Where all of this actually lands is the last piece worth sitting with.
Three of Swords as Outcome
As an outcome, the Three of Swords suggests you should brace for a painful truth, ending, or disappointment rather than a clean, easy resolution.
That said, this card’s honesty is also its gift. The outcomes it warns of are rarely ambiguous, which means you get clarity even when you do not get comfort.
Most readers find that whatever this card closes, it also clears space for something more honest to eventually take its place.
Here is the complete card, saved in one place for whenever you need it again.
The Three of Swords Tarot Card at a Glance
- Upright: Heartbreak, painful truth, and grief that has finally become impossible to ignore.
- Love: Betrayal, breakup, or a hard emotional truth surfacing in a relationship or its ending.
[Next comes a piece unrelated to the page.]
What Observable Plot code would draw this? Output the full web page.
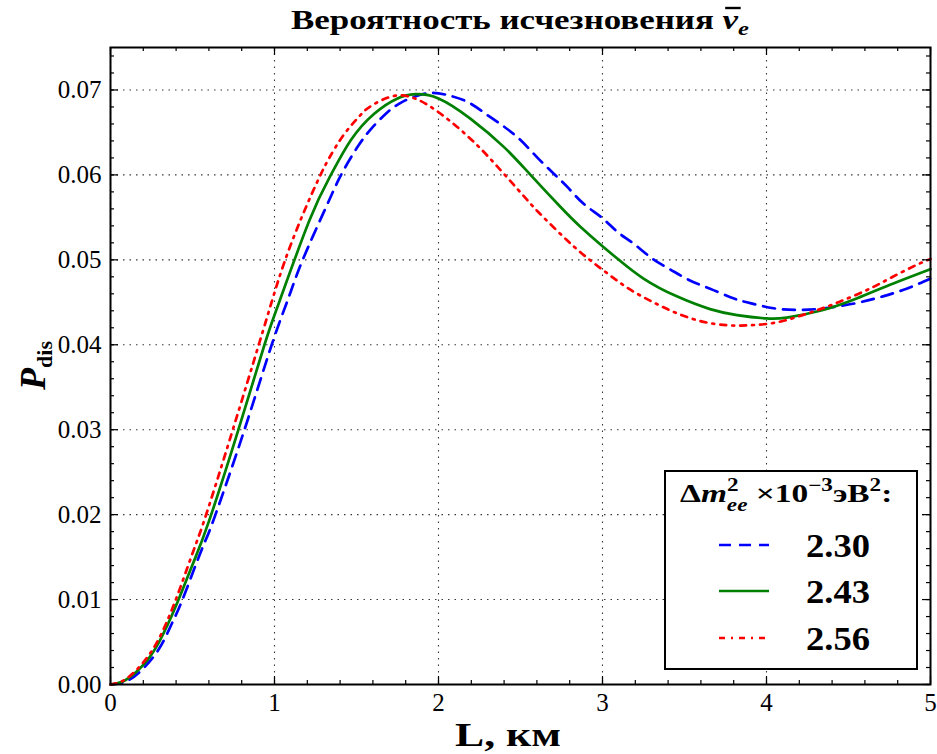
<!DOCTYPE html>
<html><head><meta charset="utf-8">
<script src="https://cdn.jsdelivr.net/npm/d3@7"></script>
<script src="https://cdn.jsdelivr.net/npm/@observablehq/plot@0.6"></script>
<style>body{margin:0;background:#fff;} svg{display:block}</style>
</head><body><div id="chart"></div>
<script>
// ---- data ----
const seriesLabels = ["2.30", "2.43", "2.56"];

const L_230 = [0,0.1,0.2,0.296,0.37,0.437,0.52,0.58,0.64,0.817,0.983,1.085,1.172,1.314,1.385,1.446,1.517,1.588,1.679,1.78,1.93,2.054,2.176,2.287,2.398,2.5,2.6,2.7,2.79,2.885,3.0,3.09,3.19,3.3,3.41,3.53,3.656,3.78,3.88,4.043,4.185,4.307,4.43,4.57,4.71,4.854,5.0];
const P_230 = [0,0.0004,0.0019,0.0042,0.0070,0.0099,0.0141,0.0170,0.0200,0.0300,0.0400,0.0455,0.0500,0.0562,0.0592,0.0614,0.0636,0.0654,0.0672,0.0686,0.0696,0.0694,0.0686,0.0672,0.0657,0.0641,0.0621,0.0602,0.0585,0.0566,0.0549,0.0533,0.0519,0.0502,0.0489,0.0476,0.0466,0.0456,0.0450,0.0443,0.0441,0.0442,0.0445,0.0450,0.0457,0.0466,0.0478];

const L_243 = [0,0.09,0.2,0.296,0.4,0.5,0.6,0.78,0.939,1.03,1.212,1.344,1.466,1.608,1.75,1.86,2.0,2.196,2.398,2.561,2.75,2.865,3.0,3.1,3.25,3.453,3.656,3.82,4.0,4.124,4.327,4.53,4.732,5.0];
const P_243 = [0,0.0005,0.0023,0.0050,0.0093,0.0141,0.0192,0.0300,0.0400,0.0451,0.0546,0.0600,0.0641,0.0672,0.0690,0.0695,0.0690,0.0666,0.0633,0.0600,0.0561,0.0539,0.0516,0.0500,0.0478,0.0457,0.0442,0.0435,0.0431,0.0432,0.0440,0.0453,0.0469,0.0489];

const L_256 = [0,0.09,0.2,0.29,0.357,0.41,0.466,0.52,0.59,0.746,0.904,0.979,1.06,1.172,1.273,1.334,1.425,1.527,1.588,1.73,1.88,2.013,2.135,2.246,2.358,2.52,2.62,2.784,2.915,3.037,3.16,3.29,3.43,3.595,3.757,3.9,4.053,4.205,4.357,4.5,4.64,4.77,4.915,5.0];
const P_256 = [0,0.0006,0.0026,0.0052,0.0080,0.0106,0.0136,0.0165,0.0204,0.0300,0.0400,0.0448,0.0497,0.0553,0.0597,0.0620,0.0648,0.0671,0.0681,0.0693,0.0688,0.0672,0.0653,0.0633,0.0610,0.0575,0.0554,0.0523,0.0501,0.0483,0.0466,0.0452,0.0439,0.0428,0.0423,0.0423,0.0426,0.0434,0.0444,0.0455,0.0467,0.0480,0.0494,0.0501];

const xTickValues = [0, 1, 2, 3, 4, 5];
const yTickValues = [0, 0.01, 0.02, 0.03, 0.04, 0.05, 0.06, 0.07];
const xMinorValues = d3.range(0, 5.0001, 0.2);
const yMinorValues = d3.range(0, 0.0751, 0.002);

const titleText = "Вероятность исчезновения ";
const xLabelText = "L, км";

// ---- styles ----
const seriesStyle = {
  "2.30": {stroke: "#0000ff", dash: "12,8"},
  "2.43": {stroke: "#008000", dash: null},
  "2.56": {stroke: "#ff0000", dash: "6,6,2,6"}
};

const W = 937, H = 754;
const mL = 110, mR = 7, mT = 47, mB = 70;
const fw = W - mL - mR, fh = H - mT - mB;

const rows = (Ls, Ps, s) => Ls.map((L, i) => ({L, P: Ps[i], s}));
const data = {
  "2.30": rows(L_230, P_230, "2.30"),
  "2.43": rows(L_243, P_243, "2.43"),
  "2.56": rows(L_256, P_256, "2.56")
};

const font = "'Liberation Serif', 'DejaVu Serif', serif";
const gridStyle = {stroke: "#222", strokeOpacity: 0.9, strokeWidth: 1.1, strokeDasharray: "1.5,5"};

const tickMarks = (len, minor) => {
  const xs = minor ? xMinorValues : xTickValues;
  const ys = minor ? yMinorValues : yTickValues;
  const sw = 1.2;
  return [
    Plot.tickX(xs, {x: d => d, insetTop: fh - len, stroke: "black", strokeWidth: sw}),
    Plot.tickX(xs, {x: d => d, insetBottom: fh - len, stroke: "black", strokeWidth: sw}),
    Plot.tickY(ys, {y: d => d, insetRight: fw - len, stroke: "black", strokeWidth: sw}),
    Plot.tickY(ys, {y: d => d, insetLeft: fw - len, stroke: "black", strokeWidth: sw})
  ];
};

const svg = Plot.plot({
  width: W, height: H,
  marginLeft: mL, marginRight: mR, marginTop: mT, marginBottom: mB,
  style: {fontFamily: font, fontSize: "25px", color: "black", background: "white", overflow: "visible"},
  x: {domain: [0, 5], label: null},
  y: {domain: [0, 0.075], label: null},
  marks: [
    Plot.gridX(xTickValues, gridStyle),
    Plot.gridY(yTickValues, gridStyle),
    ...seriesLabels.map(k => Plot.line(data[k], {
      x: "L", y: "P", stroke: seriesStyle[k].stroke, strokeWidth: 2.7,
      strokeDasharray: seriesStyle[k].dash, curve: "natural"
    })),
    ...tickMarks(4, true),
    ...tickMarks(8, false),
    Plot.frame({stroke: "black", strokeWidth: 2}),
    Plot.axisX({ticks: xTickValues, tickFormat: d => String(d), tickSize: 0, tickPadding: 9, label: null, fontSize: 25}),
    Plot.axisY({ticks: yTickValues, tickFormat: d => d.toFixed(2), tickSize: 0, tickPadding: 9, label: null, fontSize: 25})
  ]
});
document.getElementById("chart").appendChild(svg);

// ---- texts & legend ----
const s = d3.select(svg);
const cx = mL + fw / 2;

// title
const tg = s.append("g");
const t = tg.append("text").attr("x", 0).attr("y", 0).attr("text-anchor", "middle")
  .attr("font-family", font).attr("font-weight", "bold").attr("font-size", 27).attr("fill", "black");
t.append("tspan").text(titleText);
t.append("tspan").attr("font-style", "italic").text("ν");
t.append("tspan").attr("font-style", "italic").attr("font-size", 19).attr("dy", 6).text("e");
{
  const el = t.node();
  const idx = titleText.length;
  const a = el.getStartPositionOfChar(idx), b = el.getEndPositionOfChar(idx);
  tg.append("line").attr("x1", a.x + 2).attr("x2", b.x + 2).attr("y1", -21).attr("y2", -21)
    .attr("stroke", "black").attr("stroke-width", 2.4);
}
{
  const w = t.node().getComputedTextLength();
  tg.attr("transform", `translate(${cx},29) scale(${458 / w},1)`);
}

// x label
const xg = s.append("g");
const xt = xg.append("text").attr("x", 0).attr("y", 0).attr("text-anchor", "middle")
  .attr("font-family", font).attr("font-weight", "bold").attr("font-size", 33).attr("fill", "black")
  .text(xLabelText);
xg.attr("transform", `translate(508,746) scale(${106 / xt.node().getComputedTextLength()},1)`);

// y label
const yl = s.append("text").attr("transform", `translate(45,${mT + fh / 2}) rotate(-90)`)
  .attr("text-anchor", "middle").attr("font-family", font).attr("font-weight", "bold").attr("fill", "black");
yl.append("tspan").attr("font-style", "italic").attr("font-size", 36).text("P");
yl.append("tspan").attr("font-size", 22).attr("dy", 7).text("dis");

// legend
const g = s.append("g");
g.append("rect").attr("x", 665).attr("y", 471).attr("width", 252).attr("height", 198)
  .attr("fill", "white").attr("stroke", "black").attr("stroke-width", 2);
const lg = g.append("g");
const lt = lg.append("text").attr("x", 0).attr("y", 0).attr("text-anchor", "start").attr("font-family", font)
  .attr("font-weight", "bold").attr("font-size", 26).attr("fill", "black");
lt.append("tspan").text("Δ");
lt.append("tspan").attr("font-style", "italic").text("m");
lt.append("tspan").attr("font-size", 18).attr("dy", -11).text("2");
lt.append("tspan").attr("font-size", 18).attr("font-style", "italic").attr("dx", -9).attr("dy", 20).text("ee");
lt.append("tspan").attr("dy", -9).text(" ×10");
lt.append("tspan").attr("font-size", 18).attr("dy", -11).text("−3");
lt.append("tspan").attr("dy", 11).text("эВ");
lt.append("tspan").attr("font-size", 18).attr("dy", -11).text("2");
lt.append("tspan").attr("dy", 11).text(":");
lg.attr("transform", `translate(680,502) scale(${224 / lt.node().getComputedTextLength()},1)`);

const rowY = [545, 591, 638];
seriesLabels.forEach((k, i) => {
  g.append("line").attr("x1", 719).attr("x2", 769).attr("y1", rowY[i]).attr("y2", rowY[i])
    .attr("stroke", seriesStyle[k].stroke).attr("stroke-width", 2.7)
    .attr("stroke-dasharray", seriesStyle[k].dash);
  const ng = g.append("g");
  const nt = ng.append("text").attr("x", 0).attr("y", 0).attr("text-anchor", "start").attr("font-family", font)
    .attr("font-weight", "bold").attr("font-size", 34).attr("fill", "black").text(k);
  ng.attr("transform", `translate(806,${rowY[i] + 12}) scale(${64 / nt.node().getComputedTextLength()},1)`);
});
</script></body></html>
- Career: Disappointing news, rejection, or a professional falling out that stings but eventually clears.
- Yes or No: Leaning no, or a yes that comes bundled with real emotional cost.
- As Feelings: Genuine hurt, grief, or guardedness following pain that has not fully healed.
- Zodiac Sign: Saturn in Libra, hard lessons learned through relationships and fairness.
- Timing: Often linked to autumn, or a near-term window of weeks to a few months.
The Three of Swords never lies to soften the blow, and that honesty is exactly what makes healing possible.
Name the pain, let it move, and this card stops being an ending and starts being the truth that finally set you free.